**INSTRUCTIONS FOR THE TASK**
Leave out any picture and return the remaining listing below exactly as given.

==== SUPPLIED MATERIAL ====

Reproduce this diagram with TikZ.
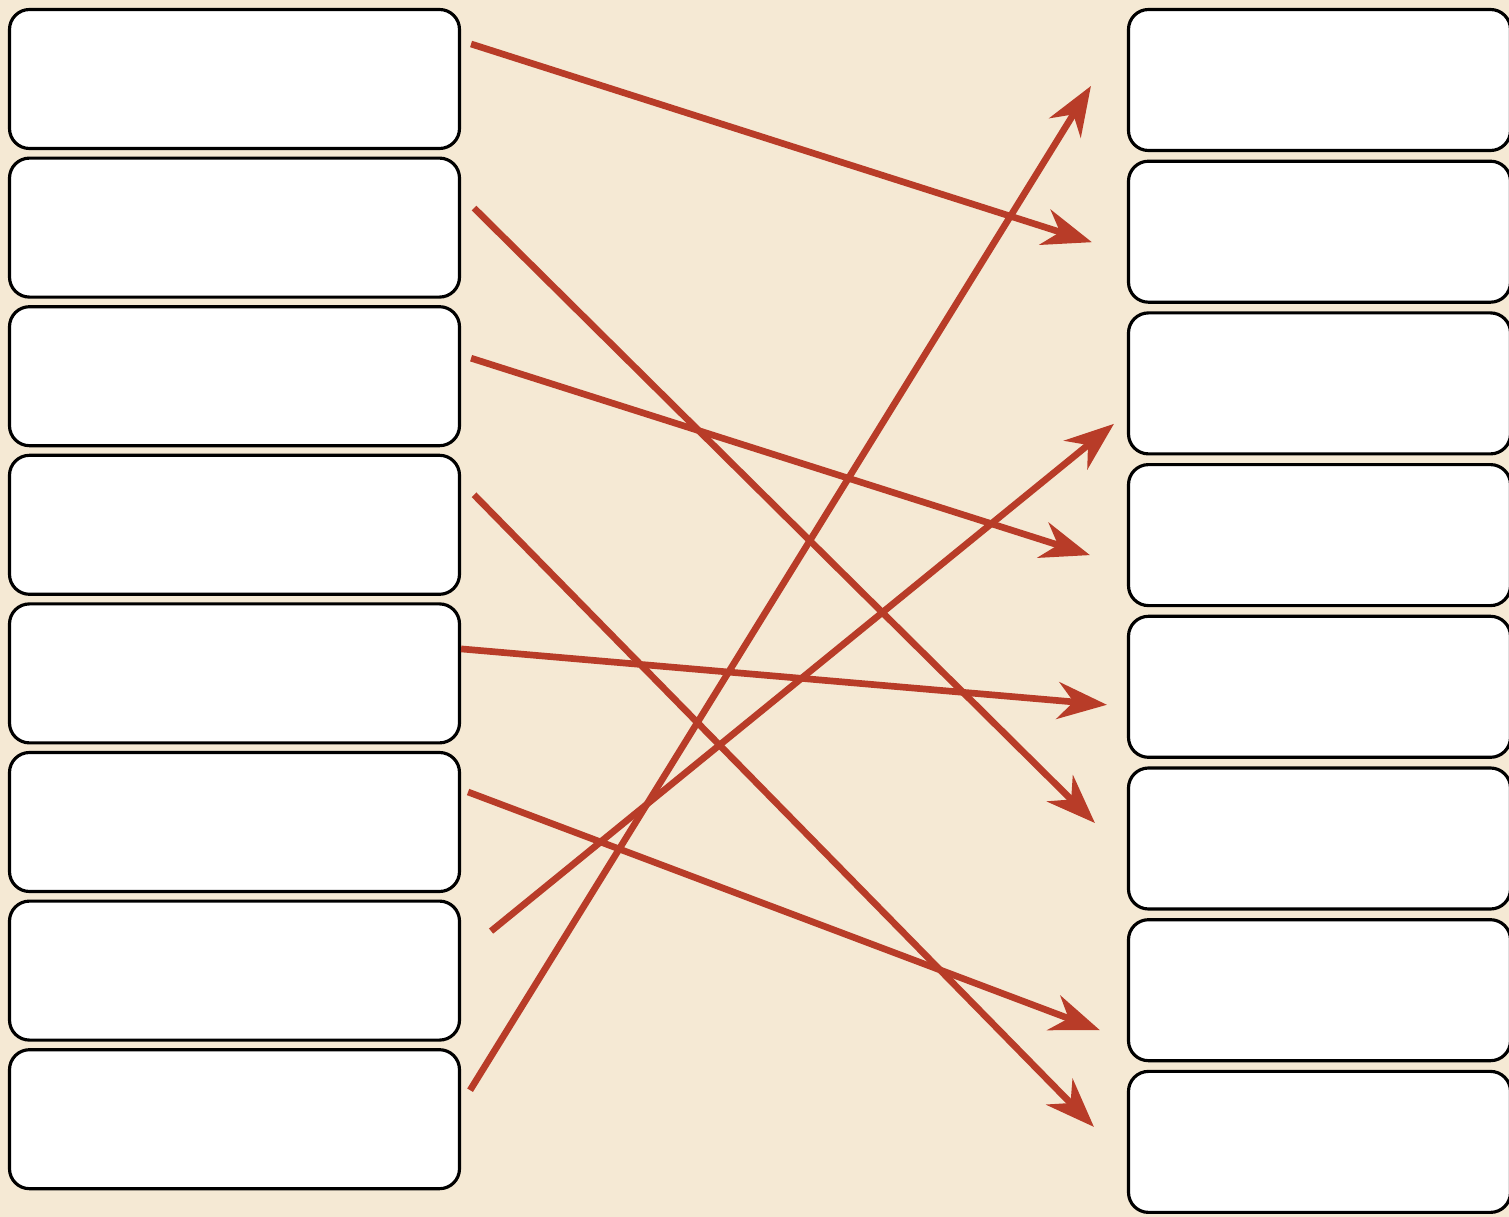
\documentclass[tikz,border=0pt]{standalone}
\usepackage{xcolor}
\usepackage{tikz}
\usetikzlibrary{arrows.meta, calc, positioning}

\definecolor{parchment}{RGB}{245,233,212}
\definecolor{linkred}{RGB}{184,60,40}

\begin{document}
\begin{tikzpicture}[>=Stealth,
    leftbox/.style={draw=black,fill=white,line width=1.8pt,rounded corners=0.4cm,
                    minimum width=9.0cm,minimum height=2.78cm},
    rightbox/.style={draw=black,fill=white,line width=1.8pt,rounded corners=0.4cm,
                     minimum width=7.64cm,minimum height=2.82cm},
    link/.style={draw=linkred,line width=3.8pt,
                 -{Stealth[length=28pt,width=21pt,inset=9pt]}}]
  % ---- background ----
  \fill[parchment] (0,0) rectangle (30.18,-24.34);
  \useasboundingbox (0,0) rectangle (30.18,-24.34);
  % ---- left column ----
  \foreach \i in {1,...,8} {
    \node[leftbox] (l\i) at (4.69,{-1.58-2.972*(\i-1)}) {};
  }
  % ---- right column ----
  \foreach \i in {1,...,8} {
    \node[rightbox] (r\i) at (26.39,{-1.60-3.034*(\i-1)}) {};
  }
  % ---- matching arrows ----
  \draw[link] ($(l1.east)+(0.20,0.70)$) -- ($(r2.west)+(-0.70,-0.21)$);
  \draw[link] ($(l2.east)+(0.26,0.39)$) -- ($(r6.west)+(-0.64,0.31)$);
  \draw[link] ($(l3.east)+(0.20,0.36)$) -- ($(r4.west)+(-0.74,-0.40)$);
  \draw[link] ($(l4.east)+(0.26,0.60)$) -- ($(r8.west)+(-0.66,0.30)$);
  \draw[link] ($(l5.east)+(0.00,0.49)$) -- ($(r5.west)+(-0.40,-0.36)$);
  \draw[link] ($(l6.east)+(0.14,0.60)$) -- ($(r7.west)+(-0.54,-0.80)$);
  \draw[link] ($(l7.east)+(0.60,0.79)$) -- ($(r3.west)+(-0.26,-0.81)$);
  \draw[link] ($(l8.east)+(0.18,0.58)$) -- ($(r1.west)+(-0.72,-0.12)$);
\end{tikzpicture}
\end{document}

====

**SOLUTION TO THIS PROBLEM**
Reproduce this diagram with TikZ.
\documentclass[tikz,border=0pt]{standalone}
\usepackage{xcolor}
\usepackage{tikz}
\usetikzlibrary{arrows.meta, calc, positioning}

\definecolor{parchment}{RGB}{245,233,212}
\definecolor{linkred}{RGB}{184,60,40}

\begin{document}
\begin{tikzpicture}[>=Stealth,
    leftbox/.style={draw=black,fill=white,line width=1.8pt,rounded corners=0.4cm,
                    minimum width=9.0cm,minimum height=2.78cm},
    rightbox/.style={draw=black,fill=white,line width=1.8pt,rounded corners=0.4cm,
                     minimum width=7.64cm,minimum height=2.82cm},
    link/.style={draw=linkred,line width=3.8pt,
                 -{Stealth[length=28pt,width=21pt,inset=9pt]}}]
  % ---- background ----
  \fill[parchment] (0,0) rectangle (30.18,-24.34);
  \useasboundingbox (0,0) rectangle (30.18,-24.34);
  % ---- left column ----
  \foreach \i in {1,...,8} {
    \node[leftbox] (l\i) at (4.69,{-1.58-2.972*(\i-1)}) {};
  }
  % ---- right column ----
  \foreach \i in {1,...,8} {
    \node[rightbox] (r\i) at (26.39,{-1.60-3.034*(\i-1)}) {};
  }
  % ---- matching arrows ----
  \draw[link] ($(l1.east)+(0.20,0.70)$) -- ($(r2.west)+(-0.70,-0.21)$);
  \draw[link] ($(l2.east)+(0.26,0.39)$) -- ($(r6.west)+(-0.64,0.31)$);
  \draw[link] ($(l3.east)+(0.20,0.36)$) -- ($(r4.west)+(-0.74,-0.40)$);
  \draw[link] ($(l4.east)+(0.26,0.60)$) -- ($(r8.west)+(-0.66,0.30)$);
  \draw[link] ($(l5.east)+(0.00,0.49)$) -- ($(r5.west)+(-0.40,-0.36)$);
  \draw[link] ($(l6.east)+(0.14,0.60)$) -- ($(r7.west)+(-0.54,-0.80)$);
  \draw[link] ($(l7.east)+(0.60,0.79)$) -- ($(r3.west)+(-0.26,-0.81)$);
  \draw[link] ($(l8.east)+(0.18,0.58)$) -- ($(r1.west)+(-0.72,-0.12)$);
\end{tikzpicture}
\end{document}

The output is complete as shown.